`US strategy in Asia-Pacific not to contain China`
The US strategy and re-balancing of its forces in the Asia-Pacific region is not intended to contain China, a top Pentagon commander said.
Washington: The US strategy and re-balancing of its forces in the Asia-Pacific region is not intended to contain China, a top Pentagon commander said on Thursday.
General Martin Dempsey, the chairman of US Joint Chiefs of Staff, said that he has been repeatedly asked such a question in the recent past and during his recent trip to Asia.
"Our strategy and re-balancing to the Pacific is not intended to contain China," he said when a similar question was asked at a news conference here.
"I don`t carry around a backpack with American flags and run around the world planting them. In fact, quite to the contrary what we want to do is, and consistent with our new strategy, we want to be out there partnered with nations and having rotational presence that would allow us to build up common capabilities for common interests in the region. Because we think that`ll be stabilising," he said.
"We think, in fact, the opposite: Our absence will be the destabilising influence," Dempsey argued.

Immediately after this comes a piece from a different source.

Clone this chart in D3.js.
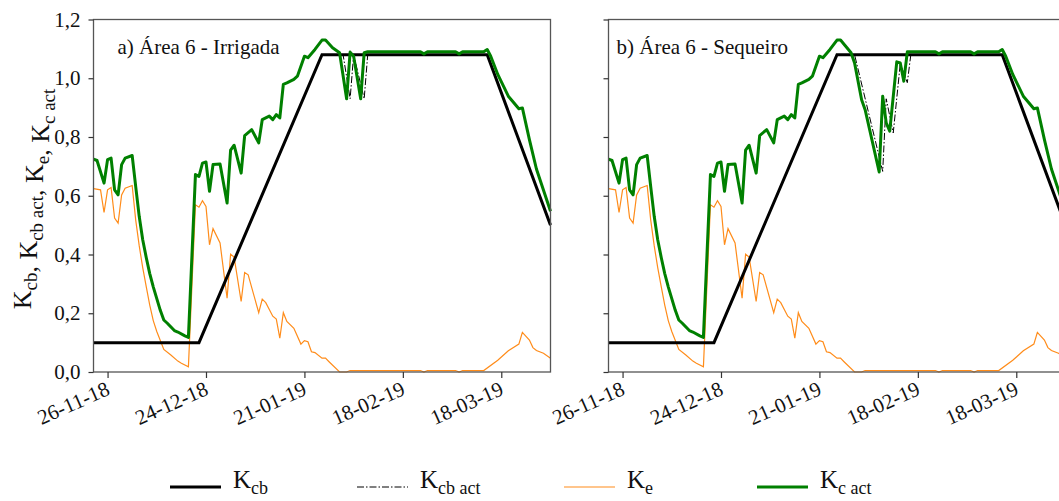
<!DOCTYPE html>
<html>
<head>
<meta charset="utf-8">
<script src="https://d3js.org/d3.v7.min.js"></script>
<style>
body { margin: 0; background: #fff; }
.frame { fill: none; stroke: #555; stroke-width: 1.3; }
.axis path { display: none; }
.axis line { stroke: #333; stroke-width: 1.2; }
.axis text { font-family: "Liberation Serif", serif; font-size: 21px; fill: #111; }
.panel-label { font-size: 21px; fill: #111; }
</style>
</head>
<body>
<svg width="1059" height="501" font-family="Liberation Serif, serif"></svg>
<script>

// season axis
var xStart = "2018-11-22", xEnd = "2019-04-01";
var xTicks = ["2018-11-26", "2018-12-24", "2019-01-21", "2019-02-18", "2019-03-18"];
var yTicks = [0, 0.2, 0.4, 0.6, 0.8, 1.0, 1.2];

// basal crop coefficient (same in both areas)
var kcb = [["2018-11-22",0.1],["2018-12-22",0.1],["2019-01-26",1.08],["2019-03-14",1.08],["2019-04-01",0.5]];

// evaporation coefficient (same in both areas)
var ke = [
  ["2018-11-22",0.624],["2018-11-24",0.62],["2018-11-25",0.543],["2018-11-26",0.62],["2018-11-27",0.628],
  ["2018-11-28",0.524],["2018-11-29",0.507],["2018-11-30",0.603],["2018-12-01",0.626],["2018-12-03",0.635],
  ["2018-12-04",0.518],["2018-12-05",0.43],["2018-12-06",0.355],["2018-12-07",0.291],["2018-12-08",0.228],
  ["2018-12-09",0.175],["2018-12-10",0.138],["2018-12-12",0.077],["2018-12-14",0.058],["2018-12-16",0.037],
  ["2018-12-17",0.03],["2018-12-19",0.018],["2018-12-21",0.569],["2018-12-22",0.561],["2018-12-23",0.583],
  ["2018-12-24",0.564],["2018-12-25",0.433],["2018-12-26",0.488],["2018-12-28",0.439],["2018-12-30",0.251],
  ["2018-12-31",0.401],["2019-01-01",0.391],["2019-01-03",0.24],["2019-01-04",0.339],["2019-01-05",0.331],
  ["2019-01-08",0.202],["2019-01-09",0.248],["2019-01-10",0.236],["2019-01-12",0.19],["2019-01-13",0.18],
  ["2019-01-14",0.115],["2019-01-15",0.202],["2019-01-16",0.172],["2019-01-18",0.149],["2019-01-20",0.095],
  ["2019-01-21",0.107],["2019-01-22",0.103],["2019-01-23",0.069],["2019-01-24",0.066],["2019-01-26",0.047],
  ["2019-01-27",0.047],["2019-01-28",0.035],["2019-01-31",0.0],["2019-02-02",0.0],["2019-02-03",0.005],
  ["2019-02-23",0.005],["2019-02-24",0.0],["2019-02-25",0.005],["2019-03-05",0.005],["2019-03-06",0.0],
  ["2019-03-07",0.005],["2019-03-13",0.005],["2019-03-17",0.04],["2019-03-20",0.072],["2019-03-23",0.095],
  ["2019-03-24",0.135],["2019-03-26",0.109],["2019-03-27",0.083],["2019-03-28",0.073],["2019-03-30",0.064],
  ["2019-04-01",0.047]
];

// actual basal coefficient
var kcbActA = [["2018-11-22",0.1],["2018-12-22",0.1],["2019-01-26",1.08],["2019-02-01",1.08],["2019-02-03",0.93],
  ["2019-02-04",1.08],["2019-02-07",0.93],["2019-02-08",1.08],["2019-03-14",1.08],["2019-04-01",0.5]];
var kcbActB = [["2018-11-22",0.1],["2018-12-22",0.1],["2019-01-26",1.08],["2019-01-31",1.08],["2019-02-08",0.683],
  ["2019-02-09",0.93],["2019-02-11",0.814],["2019-02-13",1.05],["2019-02-15",0.985],["2019-02-16",1.08],
  ["2019-03-14",1.08],["2019-04-01",0.5]];

// actual crop coefficient, irrigated
var kcActA = [
  ["2018-11-22",0.725],["2018-11-23",0.72],["2018-11-25",0.643],["2018-11-26",0.723],["2018-11-27",0.728],
  ["2018-11-28",0.62],["2018-11-29",0.603],["2018-11-30",0.706],["2018-12-01",0.728],["2018-12-03",0.737],
  ["2018-12-04",0.632],["2018-12-05",0.53],["2018-12-06",0.45],["2018-12-07",0.39],["2018-12-08",0.335],
  ["2018-12-09",0.29],["2018-12-10",0.25],["2018-12-11",0.21],["2018-12-12",0.177],["2018-12-13",0.166],
  ["2018-12-15",0.141],["2018-12-16",0.136],["2018-12-18",0.123],["2018-12-19",0.118],["2018-12-21",0.672],
  ["2018-12-22",0.666],["2018-12-23",0.711],["2018-12-24",0.715],["2018-12-25",0.615],["2018-12-26",0.706],
  ["2018-12-28",0.708],["2018-12-30",0.575],["2018-12-31",0.755],["2019-01-01",0.772],["2019-01-03",0.677],
  ["2019-01-04",0.805],["2019-01-06",0.825],["2019-01-08",0.78],["2019-01-09",0.859],["2019-01-11",0.871],
  ["2019-01-12",0.859],["2019-01-13",0.876],["2019-01-14",0.865],["2019-01-15",0.979],["2019-01-16",0.984],
  ["2019-01-18",0.996],["2019-01-19",1.007],["2019-01-21",1.075],["2019-01-22",1.07],["2019-01-24",1.098],
  ["2019-01-26",1.13],["2019-01-27",1.13],["2019-01-29",1.104],["2019-01-31",1.087],["2019-02-02",0.93],
  ["2019-02-03",1.089],["2019-02-04",1.075],["2019-02-06",0.93],["2019-02-07",1.087],["2019-02-08",1.09],
  ["2019-02-23",1.09],["2019-02-24",1.083],["2019-02-25",1.09],["2019-03-05",1.09],["2019-03-06",1.083],
  ["2019-03-07",1.09],["2019-03-13",1.09],["2019-03-14",1.098],["2019-03-15",1.075],["2019-03-17",1.013],
  ["2019-03-20",0.939],["2019-03-23",0.896],["2019-03-24",0.899],["2019-03-26",0.791],["2019-03-28",0.691],
  ["2019-04-01",0.547]
];

// actual crop coefficient, rainfed
var kcActB = [
  ["2018-11-22",0.725],["2018-11-23",0.72],["2018-11-25",0.643],["2018-11-26",0.723],["2018-11-27",0.728],
  ["2018-11-28",0.62],["2018-11-29",0.603],["2018-11-30",0.706],["2018-12-01",0.728],["2018-12-03",0.737],
  ["2018-12-04",0.632],["2018-12-05",0.53],["2018-12-06",0.45],["2018-12-07",0.39],["2018-12-08",0.335],
  ["2018-12-09",0.29],["2018-12-10",0.25],["2018-12-11",0.21],["2018-12-12",0.177],["2018-12-13",0.166],
  ["2018-12-15",0.141],["2018-12-16",0.136],["2018-12-18",0.123],["2018-12-19",0.118],["2018-12-21",0.672],
  ["2018-12-22",0.666],["2018-12-23",0.711],["2018-12-24",0.715],["2018-12-25",0.615],["2018-12-26",0.706],
  ["2018-12-28",0.708],["2018-12-30",0.575],["2018-12-31",0.755],["2019-01-01",0.772],["2019-01-03",0.677],
  ["2019-01-04",0.805],["2019-01-06",0.825],["2019-01-08",0.78],["2019-01-09",0.859],["2019-01-11",0.871],
  ["2019-01-12",0.859],["2019-01-13",0.876],["2019-01-14",0.865],["2019-01-15",0.979],["2019-01-16",0.984],
  ["2019-01-18",0.996],["2019-01-19",1.007],["2019-01-21",1.075],["2019-01-22",1.07],["2019-01-24",1.098],
  ["2019-01-26",1.13],["2019-01-27",1.13],["2019-01-30",1.087],["2019-01-31",1.052],["2019-02-02",0.927],
  ["2019-02-03",0.893],["2019-02-07",0.681],["2019-02-08",0.939],["2019-02-09",0.848],["2019-02-10",0.82],
  ["2019-02-12",1.056],["2019-02-13",1.052],["2019-02-14",0.99],["2019-02-15",1.09],
  ["2019-02-23",1.09],["2019-02-24",1.083],["2019-02-25",1.09],["2019-03-05",1.09],["2019-03-06",1.083],
  ["2019-03-07",1.09],["2019-03-13",1.09],["2019-03-14",1.098],["2019-03-15",1.075],["2019-03-17",1.013],
  ["2019-03-20",0.939],["2019-03-23",0.896],["2019-03-24",0.899],["2019-03-26",0.791],["2019-03-28",0.691],
  ["2019-04-01",0.547]
];

var panelLabels = ["a) Área 6 - Irrigada", "b) Área 6 - Sequeiro"];

var svg = d3.select("svg");
var parseDate = d3.timeParse("%Y-%m-%d");

var plotW = 457, plotH = 352.5, marginTop = 19.5;
var panelLeft = [93.5, 608.5];

var x = d3.scaleTime()
    .domain([parseDate(xStart), parseDate(xEnd)])
    .range([0, plotW]);

var y = d3.scaleLinear()
    .domain([0, 1.2])
    .range([plotH, 0]);

var line = d3.line()
    .x(function(d) { return x(parseDate(d[0])); })
    .y(function(d) { return y(d[1]); });

var fmt = function(d) { return d3.format(".1f")(d).replace(".", ","); };

var panels = [
  { label: panelLabels[0], kcbAct: kcbActA, kcAct: kcActA },
  { label: panelLabels[1], kcbAct: kcbActB, kcAct: kcActB }
];

panels.forEach(function(p, i) {
  var g = svg.append("g")
      .attr("transform", "translate(" + panelLeft[i] + "," + marginTop + ")");

  g.append("path").datum(ke)
      .attr("fill", "none").attr("stroke", "#ff8c1a").attr("stroke-width", 1.2)
      .attr("d", line);

  g.append("path").datum(kcb)
      .attr("fill", "none").attr("stroke", "#000").attr("stroke-width", 3)
      .attr("d", line);

  g.append("path").datum(p.kcbAct)
      .attr("fill", "none").attr("stroke", "#000").attr("stroke-width", 1)
      .attr("stroke-dasharray", "7,2,1.5,2")
      .attr("d", line);

  g.append("path").datum(p.kcAct)
      .attr("fill", "none").attr("stroke", "#008000").attr("stroke-width", 3)
      .attr("stroke-linejoin", "round")
      .attr("d", line);

  g.append("rect").attr("class", "frame")
      .attr("width", plotW).attr("height", plotH);

  g.append("g").attr("class", "axis")
      .call(d3.axisLeft(y).tickValues(yTicks).tickSize(5).tickPadding(8)
        .tickFormat(i === 0 ? fmt : ""))
      .attr("font-family", null).attr("font-size", null);

  var xa = g.append("g").attr("class", "axis")
      .attr("transform", "translate(0," + plotH + ")")
      .call(d3.axisBottom(x).tickValues(xTicks.map(parseDate)).tickSize(6)
        .tickFormat(d3.timeFormat("%d-%m-%y")))
      .attr("font-family", null).attr("font-size", null);

  xa.selectAll("text")
      .attr("x", null).attr("y", null).attr("dy", null)
      .style("text-anchor", "end")
      .attr("transform", "translate(3,22) rotate(-24)");

  g.selectAll(".axis text").style("font-family", "'Liberation Serif', serif");

  g.append("text").attr("class", "panel-label")
      .attr("x", i === 0 ? 24 : 8).attr("y", 34)
      .text(p.label);
});

// y title with subscripts
var title = svg.append("text")
    .attr("transform", "translate(31,199) rotate(-90)")
    .attr("text-anchor", "middle")
    .style("font-size", "26px").attr("fill", "#111");

var titleParts = [["K", "cb"], [", K", "cb act"], [", K", "e"], [", K", "c act"]];
titleParts.forEach(function(t) {
  title.append("tspan").text(t[0]);
  title.append("tspan").attr("dy", 6).style("font-size", "19px").text(t[1]);
  title.append("tspan").attr("dy", -6).text("");
});

// legend
var legendItems = [
  { x: 170, main: "K", sub: "cb", color: "#000", width: 3, dash: null },
  { x: 357, main: "K", sub: "cb act", color: "#000", width: 1, dash: "7,2,1.5,2" },
  { x: 564, main: "K", sub: "e", color: "#ff8c1a", width: 1.2, dash: null },
  { x: 757, main: "K", sub: "c act", color: "#008000", width: 3, dash: null }
];

var lg = svg.append("g");
legendItems.forEach(function(d) {
  lg.append("line")
      .attr("x1", d.x).attr("x2", d.x + 51)
      .attr("y1", 487).attr("y2", 487)
      .attr("stroke", d.color).attr("stroke-width", d.width)
      .attr("stroke-dasharray", d.dash);
  var t = lg.append("text")
      .attr("x", d.x + 63).attr("y", 488)
      .style("font-size", "25px").attr("fill", "#111");
  t.append("tspan").text(d.main);
  t.append("tspan").attr("dy", 6).style("font-size", "18px").text(d.sub);
});

</script>
</body>
</html>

"It seems to me to be somewhat evident that the strategic challenges of the future, whether those are economic challenges, whether they`re demographic challenges, whether they`re military challenges are migrating to the Pacific. Just by virtue of the size, the scope, the scale of populations and economies, that is the region in the world where we all ought to be engaged, and we all ought to be engaged with the intent of avoiding confrontation," he said.
"The way you avoid confrontation is by being transparent and, in my view, present so you don`t create miscalculation. That’s the message that we carried into the Pacific," he said.
The US, he noted, would like the military to military relationship between the two countries to move at a much faster pace than it is now.
"Our mil-to-mil engagement is moving along. We would like to see it move a little faster, but the mil-to-mil, especially service-to-service, is actually moving along quite well," he said.
"We would like to have ongoing conversations with them about our re-balancing and about their growth, their growth of military capability. But I think being there will be the condition under which those conversations have meaning. And so I don`t want to suggest we do have a relationship with China. We certainly aspire to increasing that relationship over time," Dempsey said.